Raising the limit to 1 billion rubles ($34 million) from the current 180 million rubles would be “possible and normal,” Siluanov said in Moscow today. The minimum is already scheduled to rise to 300 million rubles by 2015 and no decision has yet been made to increase it from that level, he said.
Siluanov, who pledged last September to “continue the work that was already started” under former Finance Minister Alexei Kudrin, is affirming his ousted predecessor’s stance to lift capital buffers to 1 billion rubles. Kudrin said in October 2010 that the proposal, which he estimated may halve the number of banks to about 500, would be delayed because of continued “tension” in the financial industry.

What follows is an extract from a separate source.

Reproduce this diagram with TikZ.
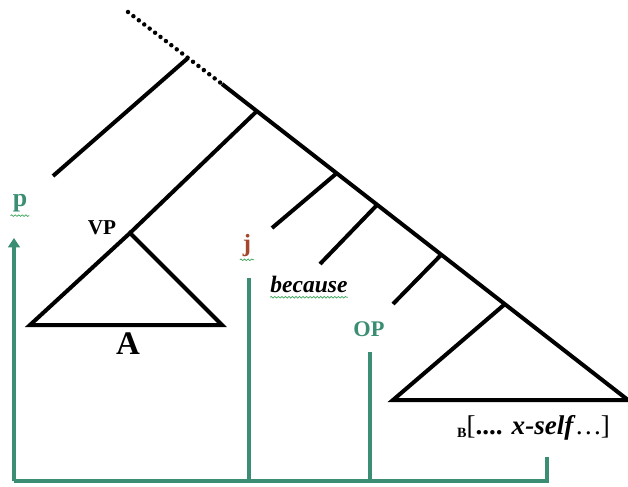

The country had 974 lenders on March 1, down from 1,058 at the start of 2010, central bank data show. Only 309 Russian banks exceed the capital level of 1 billion rubles as of March 1, Interfax reported, citing central bank Deputy Chairman Mikhail Sukhov.
The Micex Financials Index, which includes seven of the most liquid Russian bank stocks, was little changed at 5,431.31 at 2:58 p.m. in Moscow, in line with the broader market. The gauge has gained 10 percent so far this year. The ruble advanced 0.2 percent against the dollar to 29.20.
‘Large Banking Groups’
The government expects further consolidation of the financial industry, “with the creation of large banking groups, including some that control a large share of the market,” according to a document published by the Finance Ministry in March 2011 outlining a state strategy for banks to 2015.
“As the consequences of the financial crisis are overcome, the banking sector will develop amid tougher competition in the most profitable segments,” the government said in the document.
Russia’s five largest lenders controlled a combined 50.5 percent of total assets in the banking system on March 1, compared with 47.7 percent at the start of 2011, according to Bank Rossii.
“I think that the capital requirements to 2015 have already been set in law,” Sukhov said, Interfax reported. “To change them before 2015, the reasons would need to be beyond serious.”